> _WORK TO DO_
Starting with the first line of the listing, quote each line exactly until and including the one with "ax.patch.set_alpha(0)", leaving pictures out.

> _MATERIAL_
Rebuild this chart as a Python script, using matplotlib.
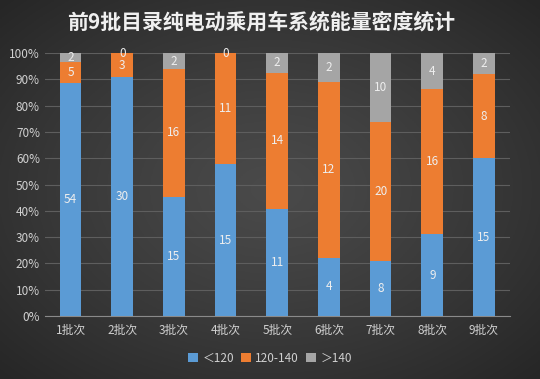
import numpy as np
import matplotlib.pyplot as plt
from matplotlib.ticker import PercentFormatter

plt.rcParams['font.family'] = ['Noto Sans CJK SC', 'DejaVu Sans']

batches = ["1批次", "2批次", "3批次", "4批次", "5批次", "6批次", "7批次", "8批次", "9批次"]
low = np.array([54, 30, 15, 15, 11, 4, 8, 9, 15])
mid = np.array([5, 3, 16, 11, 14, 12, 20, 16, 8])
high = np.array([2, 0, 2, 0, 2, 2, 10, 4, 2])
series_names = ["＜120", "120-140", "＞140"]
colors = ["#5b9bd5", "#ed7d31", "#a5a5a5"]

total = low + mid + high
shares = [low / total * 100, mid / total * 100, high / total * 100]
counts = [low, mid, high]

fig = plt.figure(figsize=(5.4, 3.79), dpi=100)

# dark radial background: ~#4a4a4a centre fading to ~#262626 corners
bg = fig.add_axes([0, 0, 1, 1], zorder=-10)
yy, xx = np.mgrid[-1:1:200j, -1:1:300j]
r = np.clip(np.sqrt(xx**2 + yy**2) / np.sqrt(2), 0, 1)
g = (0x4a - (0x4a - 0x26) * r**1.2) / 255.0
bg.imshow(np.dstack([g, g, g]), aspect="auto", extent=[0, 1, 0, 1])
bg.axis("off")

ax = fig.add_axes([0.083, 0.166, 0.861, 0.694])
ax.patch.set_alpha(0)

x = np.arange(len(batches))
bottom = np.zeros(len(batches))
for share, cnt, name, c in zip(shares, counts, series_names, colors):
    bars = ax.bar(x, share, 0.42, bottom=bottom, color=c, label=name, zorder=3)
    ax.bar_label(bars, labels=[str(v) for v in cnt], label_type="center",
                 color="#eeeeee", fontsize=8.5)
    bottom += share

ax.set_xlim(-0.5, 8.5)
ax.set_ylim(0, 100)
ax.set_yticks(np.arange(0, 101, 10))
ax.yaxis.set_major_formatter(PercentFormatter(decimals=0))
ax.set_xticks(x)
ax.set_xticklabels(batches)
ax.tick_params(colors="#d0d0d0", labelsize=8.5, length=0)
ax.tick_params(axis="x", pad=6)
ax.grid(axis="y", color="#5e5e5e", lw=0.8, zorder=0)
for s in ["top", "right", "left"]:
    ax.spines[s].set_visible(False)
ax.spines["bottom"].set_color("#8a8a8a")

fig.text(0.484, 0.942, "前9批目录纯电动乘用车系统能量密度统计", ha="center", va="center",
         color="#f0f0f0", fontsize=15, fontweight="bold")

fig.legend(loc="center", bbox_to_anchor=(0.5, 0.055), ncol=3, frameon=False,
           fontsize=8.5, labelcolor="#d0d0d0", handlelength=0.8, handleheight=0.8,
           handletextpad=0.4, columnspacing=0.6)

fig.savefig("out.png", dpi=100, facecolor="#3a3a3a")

> _ANSWER TO THIS TASK_
Rebuild this chart as a Python script, using matplotlib.
import numpy as np
import matplotlib.pyplot as plt
from matplotlib.ticker import PercentFormatter

plt.rcParams['font.family'] = ['Noto Sans CJK SC', 'DejaVu Sans']

batches = ["1批次", "2批次", "3批次", "4批次", "5批次", "6批次", "7批次", "8批次", "9批次"]
low = np.array([54, 30, 15, 15, 11, 4, 8, 9, 15])
mid = np.array([5, 3, 16, 11, 14, 12, 20, 16, 8])
high = np.array([2, 0, 2, 0, 2, 2, 10, 4, 2])
series_names = ["＜120", "120-140", "＞140"]
colors = ["#5b9bd5", "#ed7d31", "#a5a5a5"]

total = low + mid + high
shares = [low / total * 100, mid / total * 100, high / total * 100]
counts = [low, mid, high]

fig = plt.figure(figsize=(5.4, 3.79), dpi=100)

# dark radial background: ~#4a4a4a centre fading to ~#262626 corners
bg = fig.add_axes([0, 0, 1, 1], zorder=-10)
yy, xx = np.mgrid[-1:1:200j, -1:1:300j]
r = np.clip(np.sqrt(xx**2 + yy**2) / np.sqrt(2), 0, 1)
g = (0x4a - (0x4a - 0x26) * r**1.2) / 255.0
bg.imshow(np.dstack([g, g, g]), aspect="auto", extent=[0, 1, 0, 1])
bg.axis("off")

ax = fig.add_axes([0.083, 0.166, 0.861, 0.694])
ax.patch.set_alpha(0)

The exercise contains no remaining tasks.